• _Problem to solve_: Omit every picture and return the rest of the data unaltered.

>>>

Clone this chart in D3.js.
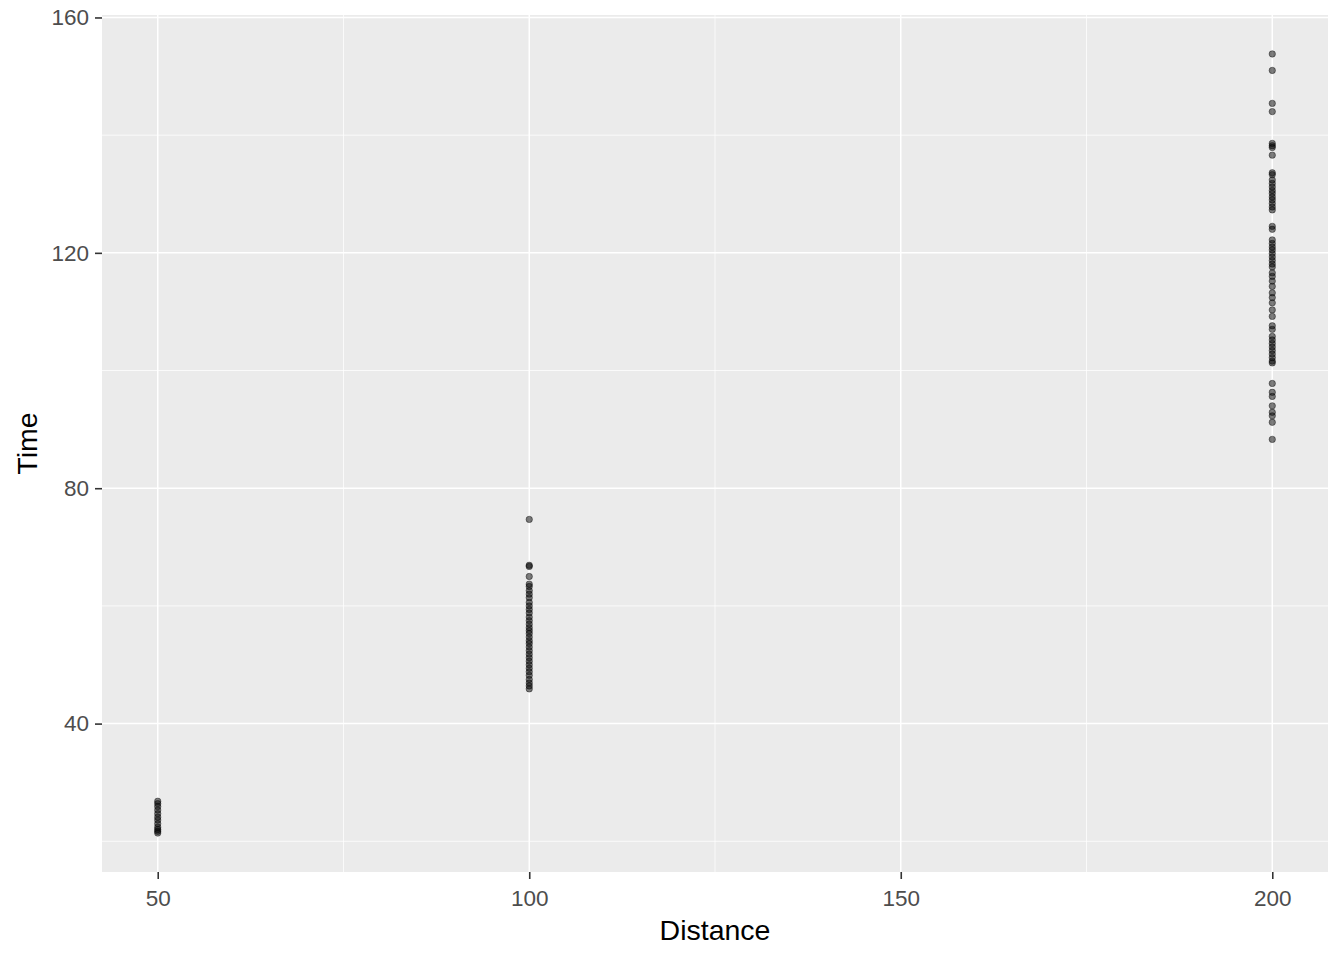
<!DOCTYPE html>
<html>
<head>
<meta charset="utf-8">
<script src="https://cdn.jsdelivr.net/npm/d3@7"></script>
<style>
  html, body { margin: 0; padding: 0; background: #fff; }
  svg { display: block; font-family: "Liberation Sans", Arial, sans-serif; }
</style>
</head>
<body>
<svg id="chart" width="1344" height="960"></svg>
<script>
const xTicks = [50, 100, 150, 200];
const xMinor = [75, 125, 175];
const yTicks = [40, 80, 120, 160];
const yMinor = [20, 60, 100, 140];
const xTitle = "Distance";
const yTitle = "Time";

const times50 = [26.8, 26.4, 25.9, 25.3, 24.7, 24.1, 23.6, 23.0, 22.4, 22.0, 21.7, 21.4];
const times100 = [74.7, 66.9, 66.7, 65.0, 63.7, 63.3, 62.6, 62.0, 61.4, 60.6, 60.0, 59.4, 58.8, 58.1,
  57.5, 56.9, 56.3, 55.8, 55.3, 54.7, 54.1, 53.6, 53.0, 52.4, 51.8, 51.2, 50.6, 50.0, 49.4, 48.8,
  48.2, 47.5, 46.9, 46.4, 45.9];
const times200 = [153.8, 151.0, 145.4, 144.0, 138.6, 138.2, 137.9, 136.6, 133.6, 133.3, 132.4, 131.8,
  131.2, 130.6, 130.1, 129.5, 129.0, 128.4, 127.8, 127.3, 124.5, 124.0, 122.2, 121.6, 121.0, 120.5,
  119.9, 119.3, 118.7, 118.1, 117.6, 116.6, 116.0, 115.2, 114.3, 113.2, 112.4, 111.5, 110.3, 109.2,
  107.6, 107.0, 105.8, 105.2, 104.6, 104.0, 103.4, 102.8, 102.2, 101.6, 101.3, 97.8, 96.3, 95.6,
  94.0, 92.9, 92.3, 91.2, 88.3];

const points = [
  ...times50.map(t => ({d: 50, t})),
  ...times100.map(t => ({d: 100, t})),
  ...times200.map(t => ({d: 200, t}))
];

(function () {
const svg = d3.select("#chart");
const pL = 102, pR = 1328, pT = 15, pB = 872;

const allT = points.map(p => p.t);
const tMin = d3.min(allT), tMax = d3.max(allT);
const tPad = (tMax - tMin) * 0.05;
const x = d3.scaleLinear().domain([42.5, 207.5]).range([pL, pR]);
const y = d3.scaleLinear().domain([tMin - tPad, tMax + tPad]).range([pB, pT]);

svg.append("rect").attr("x", pL).attr("y", pT)
  .attr("width", pR - pL).attr("height", pB - pT).attr("fill", "#EBEBEB");

const g = svg.append("g");
g.selectAll(".xminor").data(xMinor).join("line")
  .attr("x1", d => x(d)).attr("x2", d => x(d)).attr("y1", pT).attr("y2", pB)
  .attr("stroke", "#fff").attr("stroke-width", 0.75);
g.selectAll(".yminor").data(yMinor).join("line")
  .attr("y1", d => y(d)).attr("y2", d => y(d)).attr("x1", pL).attr("x2", pR)
  .attr("stroke", "#fff").attr("stroke-width", 0.75);
g.selectAll(".xmajor").data(xTicks).join("line")
  .attr("x1", d => x(d)).attr("x2", d => x(d)).attr("y1", pT).attr("y2", pB)
  .attr("stroke", "#fff").attr("stroke-width", 1.5);
g.selectAll(".ymajor").data(yTicks).join("line")
  .attr("y1", d => y(d)).attr("y2", d => y(d)).attr("x1", pL).attr("x2", pR)
  .attr("stroke", "#fff").attr("stroke-width", 1.5);

svg.append("g").selectAll("circle").data(points).join("circle")
  .attr("cx", d => x(d.d)).attr("cy", d => y(d.t)).attr("r", 3.2)
  .attr("fill", "#000").attr("fill-opacity", 0.5)
  .attr("stroke", "#000").attr("stroke-opacity", 0.5).attr("stroke-width", 0.8);

const xAxis = svg.append("g").attr("transform", `translate(0,${pB})`)
  .call(d3.axisBottom(x).tickValues(xTicks).tickSize(7).tickPadding(11));
const yAxis = svg.append("g").attr("transform", `translate(${pL},0)`)
  .call(d3.axisLeft(y).tickValues(yTicks).tickSize(7).tickPadding(6));
[xAxis, yAxis].forEach(a => {
  a.select(".domain").remove();
  a.selectAll(".tick line").attr("stroke", "#333").attr("stroke-width", 1.6);
  a.selectAll(".tick text").attr("fill", "#4D4D4D").style("font-size", "22.5px")
    .style("font-family", "Liberation Sans, Arial, sans-serif");
});

svg.append("text").attr("x", (pL + pR) / 2).attr("y", 940)
  .attr("text-anchor", "middle").attr("fill", "#000").style("font-size", "28.5px")
  .text(xTitle);
svg.append("text").attr("transform", `translate(36.5,${(pT + pB) / 2}) rotate(-90)`)
  .attr("text-anchor", "middle").attr("fill", "#000").style("font-size", "28.5px")
  .text(yTitle);
})();
</script>
</body>
</html>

<<<

• _The completed task_:
Clone this chart in D3.js.
<!DOCTYPE html>
<html>
<head>
<meta charset="utf-8">
<script src="https://cdn.jsdelivr.net/npm/d3@7"></script>
<style>
  html, body { margin: 0; padding: 0; background: #fff; }
  svg { display: block; font-family: "Liberation Sans", Arial, sans-serif; }
</style>
</head>
<body>
<svg id="chart" width="1344" height="960"></svg>
<script>
const xTicks = [50, 100, 150, 200];
const xMinor = [75, 125, 175];
const yTicks = [40, 80, 120, 160];
const yMinor = [20, 60, 100, 140];
const xTitle = "Distance";
const yTitle = "Time";

const times50 = [26.8, 26.4, 25.9, 25.3, 24.7, 24.1, 23.6, 23.0, 22.4, 22.0, 21.7, 21.4];
const times100 = [74.7, 66.9, 66.7, 65.0, 63.7, 63.3, 62.6, 62.0, 61.4, 60.6, 60.0, 59.4, 58.8, 58.1,
  57.5, 56.9, 56.3, 55.8, 55.3, 54.7, 54.1, 53.6, 53.0, 52.4, 51.8, 51.2, 50.6, 50.0, 49.4, 48.8,
  48.2, 47.5, 46.9, 46.4, 45.9];
const times200 = [153.8, 151.0, 145.4, 144.0, 138.6, 138.2, 137.9, 136.6, 133.6, 133.3, 132.4, 131.8,
  131.2, 130.6, 130.1, 129.5, 129.0, 128.4, 127.8, 127.3, 124.5, 124.0, 122.2, 121.6, 121.0, 120.5,
  119.9, 119.3, 118.7, 118.1, 117.6, 116.6, 116.0, 115.2, 114.3, 113.2, 112.4, 111.5, 110.3, 109.2,
  107.6, 107.0, 105.8, 105.2, 104.6, 104.0, 103.4, 102.8, 102.2, 101.6, 101.3, 97.8, 96.3, 95.6,
  94.0, 92.9, 92.3, 91.2, 88.3];

const points = [
  ...times50.map(t => ({d: 50, t})),
  ...times100.map(t => ({d: 100, t})),
  ...times200.map(t => ({d: 200, t}))
];

(function () {
const svg = d3.select("#chart");
const pL = 102, pR = 1328, pT = 15, pB = 872;

const allT = points.map(p => p.t);
const tMin = d3.min(allT), tMax = d3.max(allT);
const tPad = (tMax - tMin) * 0.05;
const x = d3.scaleLinear().domain([42.5, 207.5]).range([pL, pR]);
const y = d3.scaleLinear().domain([tMin - tPad, tMax + tPad]).range([pB, pT]);

svg.append("rect").attr("x", pL).attr("y", pT)
  .attr("width", pR - pL).attr("height", pB - pT).attr("fill", "#EBEBEB");

const g = svg.append("g");
g.selectAll(".xminor").data(xMinor).join("line")
  .attr("x1", d => x(d)).attr("x2", d => x(d)).attr("y1", pT).attr("y2", pB)
  .attr("stroke", "#fff").attr("stroke-width", 0.75);
g.selectAll(".yminor").data(yMinor).join("line")
  .attr("y1", d => y(d)).attr("y2", d => y(d)).attr("x1", pL).attr("x2", pR)
  .attr("stroke", "#fff").attr("stroke-width", 0.75);
g.selectAll(".xmajor").data(xTicks).join("line")
  .attr("x1", d => x(d)).attr("x2", d => x(d)).attr("y1", pT).attr("y2", pB)
  .attr("stroke", "#fff").attr("stroke-width", 1.5);
g.selectAll(".ymajor").data(yTicks).join("line")
  .attr("y1", d => y(d)).attr("y2", d => y(d)).attr("x1", pL).attr("x2", pR)
  .attr("stroke", "#fff").attr("stroke-width", 1.5);

svg.append("g").selectAll("circle").data(points).join("circle")
  .attr("cx", d => x(d.d)).attr("cy", d => y(d.t)).attr("r", 3.2)
  .attr("fill", "#000").attr("fill-opacity", 0.5)
  .attr("stroke", "#000").attr("stroke-opacity", 0.5).attr("stroke-width", 0.8);

const xAxis = svg.append("g").attr("transform", `translate(0,${pB})`)
  .call(d3.axisBottom(x).tickValues(xTicks).tickSize(7).tickPadding(11));
const yAxis = svg.append("g").attr("transform", `translate(${pL},0)`)
  .call(d3.axisLeft(y).tickValues(yTicks).tickSize(7).tickPadding(6));
[xAxis, yAxis].forEach(a => {
  a.select(".domain").remove();
  a.selectAll(".tick line").attr("stroke", "#333").attr("stroke-width", 1.6);
  a.selectAll(".tick text").attr("fill", "#4D4D4D").style("font-size", "22.5px")
    .style("font-family", "Liberation Sans, Arial, sans-serif");
});

svg.append("text").attr("x", (pL + pR) / 2).attr("y", 940)
  .attr("text-anchor", "middle").attr("fill", "#000").style("font-size", "28.5px")
  .text(xTitle);
svg.append("text").attr("transform", `translate(36.5,${(pT + pB) / 2}) rotate(-90)`)
  .attr("text-anchor", "middle").attr("fill", "#000").style("font-size", "28.5px")
  .text(yTitle);
})();
</script>
</body>
</html>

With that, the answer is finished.